• **WHAT IS ASKED**
For the material that follows, return exactly the lines from the one with "Write a LaTeX" through the one with "width=332pt,minimum height=51pt,inner sep=0pt]", both ends included.
-- BEGIN DATA --
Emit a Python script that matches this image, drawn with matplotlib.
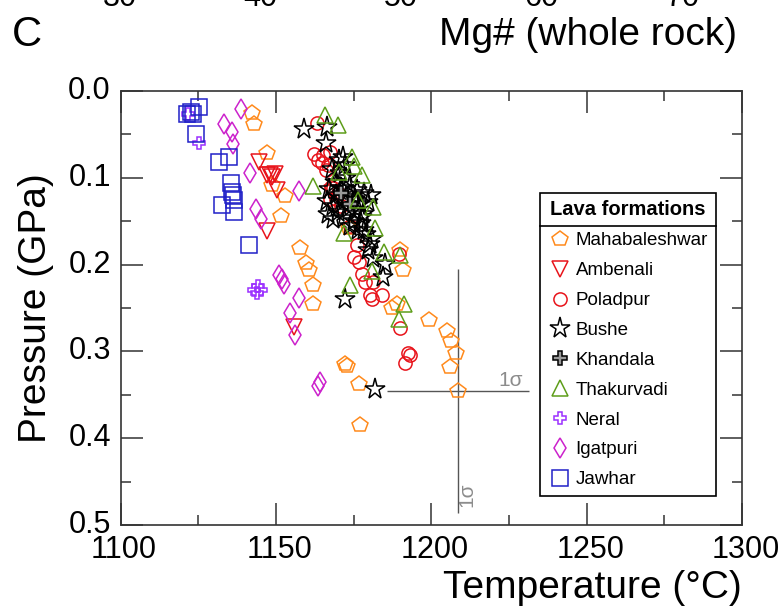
-- END DATA --
-- BEGIN DATA --
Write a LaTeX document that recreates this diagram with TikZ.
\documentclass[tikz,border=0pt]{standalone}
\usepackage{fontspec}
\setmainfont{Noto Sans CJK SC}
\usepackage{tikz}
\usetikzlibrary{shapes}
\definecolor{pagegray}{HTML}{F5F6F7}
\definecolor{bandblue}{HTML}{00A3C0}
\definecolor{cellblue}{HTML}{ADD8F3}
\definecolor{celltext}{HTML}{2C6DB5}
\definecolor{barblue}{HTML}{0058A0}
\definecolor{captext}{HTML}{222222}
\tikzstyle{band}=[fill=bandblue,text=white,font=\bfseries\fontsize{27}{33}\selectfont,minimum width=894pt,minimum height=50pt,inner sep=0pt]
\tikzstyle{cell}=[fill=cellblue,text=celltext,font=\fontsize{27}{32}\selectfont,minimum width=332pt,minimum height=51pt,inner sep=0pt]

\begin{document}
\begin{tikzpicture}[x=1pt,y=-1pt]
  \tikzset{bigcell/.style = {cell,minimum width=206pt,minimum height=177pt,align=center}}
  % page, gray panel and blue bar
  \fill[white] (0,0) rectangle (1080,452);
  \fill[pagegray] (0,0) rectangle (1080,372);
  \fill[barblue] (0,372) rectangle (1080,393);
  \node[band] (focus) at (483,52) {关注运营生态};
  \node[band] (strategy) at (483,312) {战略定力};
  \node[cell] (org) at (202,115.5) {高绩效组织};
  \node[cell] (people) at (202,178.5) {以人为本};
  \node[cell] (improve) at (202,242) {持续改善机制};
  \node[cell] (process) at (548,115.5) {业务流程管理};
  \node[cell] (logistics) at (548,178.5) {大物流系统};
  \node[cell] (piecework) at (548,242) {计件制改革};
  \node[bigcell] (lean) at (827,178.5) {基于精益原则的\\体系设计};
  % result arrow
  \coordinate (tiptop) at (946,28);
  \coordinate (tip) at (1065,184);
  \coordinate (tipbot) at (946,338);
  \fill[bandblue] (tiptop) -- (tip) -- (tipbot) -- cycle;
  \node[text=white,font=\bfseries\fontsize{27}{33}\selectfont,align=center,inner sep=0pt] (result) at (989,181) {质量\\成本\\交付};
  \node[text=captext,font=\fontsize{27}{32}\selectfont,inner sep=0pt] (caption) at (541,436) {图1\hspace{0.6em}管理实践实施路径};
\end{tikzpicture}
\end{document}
-- END DATA --
• **REPLY TO THE EXERCISE**
Write a LaTeX document that recreates this diagram with TikZ.
\documentclass[tikz,border=0pt]{standalone}
\usepackage{fontspec}
\setmainfont{Noto Sans CJK SC}
\usepackage{tikz}
\usetikzlibrary{shapes}
\definecolor{pagegray}{HTML}{F5F6F7}
\definecolor{bandblue}{HTML}{00A3C0}
\definecolor{cellblue}{HTML}{ADD8F3}
\definecolor{celltext}{HTML}{2C6DB5}
\definecolor{barblue}{HTML}{0058A0}
\definecolor{captext}{HTML}{222222}
\tikzstyle{band}=[fill=bandblue,text=white,font=\bfseries\fontsize{27}{33}\selectfont,minimum width=894pt,minimum height=50pt,inner sep=0pt]
\tikzstyle{cell}=[fill=cellblue,text=celltext,font=\fontsize{27}{32}\selectfont,minimum width=332pt,minimum height=51pt,inner sep=0pt]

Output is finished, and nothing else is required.